Bammer, 22, was curled up in the back of the Ford Explorer after drinking wine from a bottle with her friend Audrey Rose Brecht, 19, for three hours.

Brecht, who been ordered by her parents not to drive because of two prior DUI convictions, was at the wheel. Heather Vinckier, 19, had done most of the driving that night, but after seven hours on the highway, she was tired and asked Brecht to take over.

Police said Brecht had a 0.23% blood alcohol content -- nearly three times the legal threshold of 0.08% -- and was traveling at 78 mph when she tried to pass a car. The Explorer skidded and slid across the road, striking the center divider and rolling three times.

Brecht and Vinckier, both wearing seat belts, crawled out of the wreckage relatively unscathed.

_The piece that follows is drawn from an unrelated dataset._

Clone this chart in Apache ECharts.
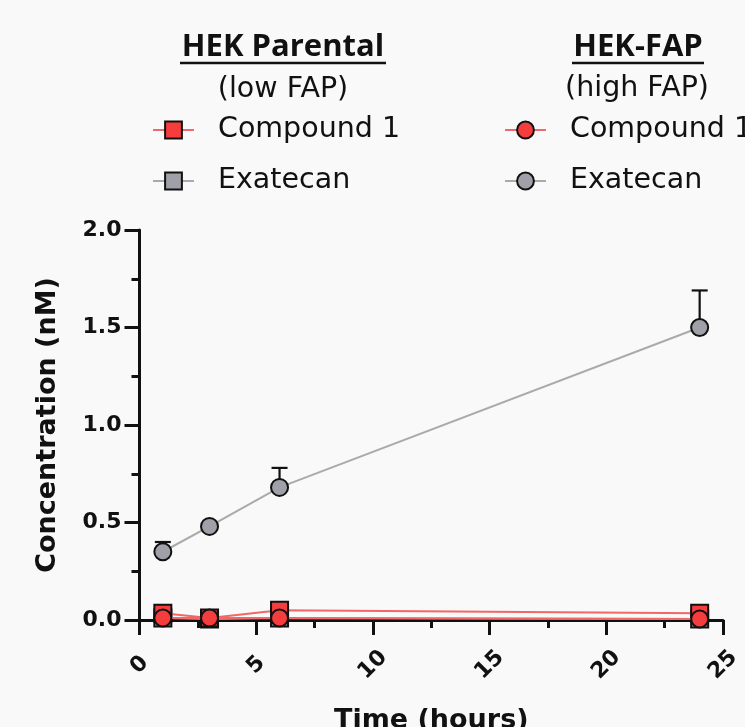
<!DOCTYPE html>
<html>
<head>
<meta charset="utf-8">
<script src="https://cdn.jsdelivr.net/npm/echarts@6/dist/echarts.min.js"></script>
<style>
html,body{margin:0;padding:0;background:#f9f9f9;}
#c{width:745px;height:727px;}
</style>
</head>
<body>
<div id="c"></div>
<script>
// ---- data ----
const timeHours = [1, 3, 6, 24];
const parentalCompound1 = [0.035, 0.01, 0.05, 0.035];
const parentalExatecan = [0.01, 0.005, 0.01, 0.005];
const fapCompound1 = [0.01, 0.01, 0.01, 0.005];
const fapExatecan = [0.35, 0.48, 0.68, 1.50];
const fapExatecanErr = [0.05, 0.0, 0.10, 0.19];
const groupTitles = ['HEK Parental', 'HEK-FAP'];
const groupSubtitles = ['(low FAP)', '(high FAP)'];
const seriesLabels = ['Compound 1', 'Exatecan'];

const RED = '#f53d3d', RED_LINE = '#f06868';
const GRAY = '#a0a0a8', GRAY_LINE = '#aaaaaa';

function pts(ys) { return timeHours.map((x, i) => [x, ys[i]]); }

const chart = echarts.init(document.getElementById('c'));

const legendText = {
  fontFamily: 'DejaVu Sans', fontSize: 28.5, color: '#111',
  lineHeight: 30, padding: [0, 0, 0, 19]
};

function lineSeries(name, ys, symbol, fill, lineColor, z) {
  return {
    name: name, type: 'line', data: pts(ys), symbol: symbol, symbolSize: 17,
    z: z,
    lineStyle: { color: lineColor, width: 2 },
    itemStyle: { color: fill, borderColor: '#111', borderWidth: 2 },
    emphasis: { disabled: true }, animation: false
  };
}

const titleFont = { fontFamily: 'Open Sans', fontWeight: 'bold', fontSize: 31, fill: '#111' };

const option = {
  backgroundColor: '#f9f9f9',
  animation: false,
  grid: { left: 139.5, right: 22, top: 230, bottom: 107, outerBoundsMode: 'none' },
  graphic: [
    { type: 'text', style: Object.assign({ text: groupTitles[0], x: 283, y: 47, align: 'center', verticalAlign: 'middle' }, titleFont) },
    { type: 'line', shape: { x1: 180, y1: 63, x2: 386, y2: 63 }, style: { stroke: '#111', lineWidth: 2.5 } },
    { type: 'text', style: { text: groupSubtitles[0], x: 283, y: 90, align: 'center', verticalAlign: 'middle', fontFamily: 'DejaVu Sans', fontSize: 28.5, fill: '#111' } },
    { type: 'text', style: Object.assign({ text: groupTitles[1], x: 638, y: 47, align: 'center', verticalAlign: 'middle' }, titleFont) },
    { type: 'line', shape: { x1: 572, y1: 63, x2: 704, y2: 63 }, style: { stroke: '#111', lineWidth: 2.5 } },
    { type: 'text', style: { text: groupSubtitles[1], x: 637, y: 89, align: 'center', verticalAlign: 'middle', fontFamily: 'DejaVu Sans', fontSize: 28.5, fill: '#111' } }
  ],
  legend: [
    {
      orient: 'vertical', left: 152, top: 115, padding: 0, itemGap: 21,
      itemWidth: 41, itemHeight: 21,
      data: ['P ' + seriesLabels[0], 'P ' + seriesLabels[1]],
      formatter: n => n.slice(2),
      textStyle: legendText, selectedMode: false
    },
    {
      orient: 'vertical', left: 504, top: 115, padding: 0, itemGap: 21,
      itemWidth: 41, itemHeight: 21,
      data: ['F ' + seriesLabels[0], 'F ' + seriesLabels[1]],
      formatter: n => n.slice(2),
      textStyle: legendText, selectedMode: false
    }
  ],
  xAxis: {
    type: 'value', min: 0, max: 25, interval: 5,
    name: 'Time (hours)', nameLocation: 'middle', nameGap: 87,
    nameTextStyle: { fontFamily: 'DejaVu Sans', fontWeight: 'bold', fontSize: 27, color: '#111' },
    axisLine: { show: true, onZero: false, lineStyle: { color: '#111', width: 3 } },
    axisTick: { show: true, length: 15, lineStyle: { color: '#111', width: 3 } },
    minorTick: { show: true, splitNumber: 2, length: 8, lineStyle: { color: '#111', width: 3 } },
    axisLabel: { rotate: 45, margin: 45, align: 'center', verticalAlign: 'middle', fontFamily: 'DejaVu Sans', fontWeight: 'bold', fontSize: 22, color: '#111' },
    splitLine: { show: false }
  },
  yAxis: {
    type: 'value', min: 0, max: 2, interval: 0.5,
    name: 'Concentration (nM)', nameLocation: 'middle', nameGap: 78,
    nameTextStyle: { fontFamily: 'DejaVu Sans', fontWeight: 'bold', fontSize: 27, color: '#111' },
    axisLine: { show: true, lineStyle: { color: '#111', width: 3 } },
    axisTick: { show: true, length: 15, lineStyle: { color: '#111', width: 3 } },
    minorTick: { show: true, splitNumber: 2, length: 8, lineStyle: { color: '#111', width: 3 } },
    axisLabel: { margin: 18, formatter: v => v.toFixed(1), fontFamily: 'DejaVu Sans', fontWeight: 'bold', fontSize: 22, color: '#111' },
    splitLine: { show: false }
  },
  series: [
    lineSeries('P ' + seriesLabels[1], parentalExatecan, 'rect', GRAY, GRAY_LINE, 2),
    lineSeries('P ' + seriesLabels[0], parentalCompound1, 'rect', RED, RED_LINE, 3),
    lineSeries('F ' + seriesLabels[0], fapCompound1, 'circle', RED, RED_LINE, 4),
    {
      name: 'err', type: 'custom', z: 4.5, silent: true,
      data: timeHours.map((x, i) => [x, fapExatecan[i], fapExatecanErr[i]]),
      renderItem: function (params, api) {
        const x = api.value(0), y = api.value(1), e = api.value(2);
        if (!e) return null;
        const p0 = api.coord([x, y]);
        const p1 = api.coord([x, y + e]);
        const st = { stroke: '#111', lineWidth: 2.2 };
        return {
          type: 'group', children: [
            { type: 'line', shape: { x1: p0[0], y1: p0[1], x2: p1[0], y2: p1[1] }, style: st },
            { type: 'line', shape: { x1: p1[0] - 8, y1: p1[1], x2: p1[0] + 8, y2: p1[1] }, style: st }
          ]
        };
      },
      animation: false
    },
    lineSeries('F ' + seriesLabels[1], fapExatecan, 'circle', GRAY, GRAY_LINE, 5)
  ]
};
chart.setOption(option);
</script>
</body>
</html>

Bammer was thrown through a window and died of massive skull fractures, according to the Mono County coroner's office.

Back in Laguna Beach, Larry Bammer, Jennifer's 26-year-old brother and an officer with five years on the city police force, was at the family home recuperating. A man had fired a .357-caliber handgun at him during an October 2002 robbery attempt, striking him in the abdomen. He spent several days in intensive care.

He credits his family's faith -- they had all become born-again Christians in 2000 -- for helping them all cope in the aftermath.